Auch ihr Herner Kollege Saponjac unterstreicht das Positive: Die Gespräche würden nun formal eher auf Augenhöhe geführt. Das komme gut an. Die höheren Zuverdienstgrenzen (30 statt 20 Prozent) würden dazu führen, dass Menschen mehr Anreize hätten, aufzustocken und so den Absprung aus der Arbeitslosigkeit zu schaffen. Sprich: Wer arbeitet, kann im neuen System etwas mehr behalten. Der „Lohnabstand“ ist höher.
Die Zahl der Arbeitslosen liegt in NRW um 0,3 Prozentpunkte höher als im Vorjahr, Stand November. Das Ruhrgebiet steht mit einem Anstieg der Arbeitslosenquote um 0,1 Punkte allerdings besser da als alle anderen Landesteile (Rheinland und Bergisches Land: 0,2 Punkte, Ostwestfalen-Lippe und Südwestfalen 0,4, Münsterland 0,5 Punkte). Die Bundesagentur für Arbeit hat auf Anfrage keine Erkenntnisse, ob dies mit dem Bürgergeld zu tun hat. Wohl aber sieht sie starke Indizien, dass die wirtschaftliche Unsicherheit gerade im produzierenden Bereich den Ausschlag gibt. Frauen sind besser in Arbeit gekommen als Männer, sie arbeiten häufiger im Dienstleistungssektor. Und dieser ist längst auch im Ruhrgebiet bestimmend – was die relativ gute Entwicklung erklärt.

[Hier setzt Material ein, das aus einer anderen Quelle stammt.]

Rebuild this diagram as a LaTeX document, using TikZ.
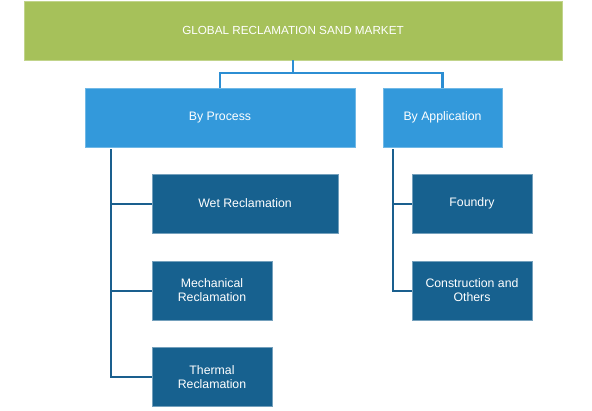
\documentclass[tikz,border=0pt]{standalone}
\usepackage{fontspec}
\setmainfont{Liberation Sans}
\definecolor{cgreen}{HTML}{A6C15A}
\definecolor{clight}{HTML}{3399DB}
\definecolor{cdark}{HTML}{17618F}
\definecolor{clinetop}{HTML}{2C8ED3}
\definecolor{clineside}{HTML}{1A5F8E}
\begin{document}
\begin{tikzpicture}[x=1pt,y=-1pt,
  box/.style={rectangle, inner sep=0pt, minimum height=59pt, text=white, align=center,
    font=\fontsize{12.3}{14}\selectfont},
  topbox/.style={box, fill=cgreen, draw=cgreen!70!white, line width=0.6pt,
    font=\fontsize{11.7}{14}\selectfont},
  midbox/.style={box, fill=clight, draw=clight!70!white, line width=0.6pt},
  leafbox/.style={box, fill=cdark, draw=cdark!60!white, line width=0.6pt},
  topline/.style={draw=clinetop, line width=2.4pt},
  sideline/.style={draw=clineside, line width=2pt}]
\useasboundingbox (0,0) rectangle (592,410);
\node[topbox, minimum width=538pt] (top) at (293,30.5) {GLOBAL RECLAMATION SAND MARKET};
\node[midbox, minimum width=270pt] (proc) at (220,117.5) {By Process};
\node[midbox, minimum width=119pt] (app) at (442.5,117.5) {By Application};
\node[leafbox, minimum width=186pt] (wet) at (245,203.5) {Wet Reclamation};
\node[leafbox, minimum width=120pt] (mech) at (212,290.5) {Mechanical\\Reclamation};
\node[leafbox, minimum width=120pt] (therm) at (212,377) {Thermal\\Reclamation};
\node[leafbox, minimum width=120pt] (found) at (472,203.5) {Foundry};
\node[leafbox, minimum width=120pt] (constr) at (472,290.5) {Construction and\\Others};
\coordinate (j) at (293,73);
\draw[topline] (top.south) -- (j);
\draw[topline] (proc.north) -- (proc.north |- j) -- (app.north |- j) -- (app.north);
\coordinate (ps) at (111,149);
\draw[sideline] (ps) |- (therm.west);
\draw[sideline] (ps |- wet.west) -- (wet.west);
\draw[sideline] (ps |- mech.west) -- (mech.west);
\coordinate (as) at (393,149);
\draw[sideline] (as) |- (constr.west);
\draw[sideline] (as |- found.west) -- (found.west);
\end{tikzpicture}
\end{document}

Menschen ohne Qualifikation haben es vor diesem Hintergrund besonders schwer, Arbeit zu finden. Und sie stellen die Mehrheit (63,4) der Kunden in den Jobcentern. Die wachsende Unzuverlässigkeit erschwert es natürlich, die Menschen zu einer Weiterbildung zu bewegen. Dem gegenüber steht allerdings ein neues dreistufiges Bonus-System, das Anreize schaffen soll. In Herne ist es so gelungen, die Zahl der Langzeitbezieher deutlich (um 400 Bedarfsgemeinschaften) zu senken gegenüber dem Vorjahr.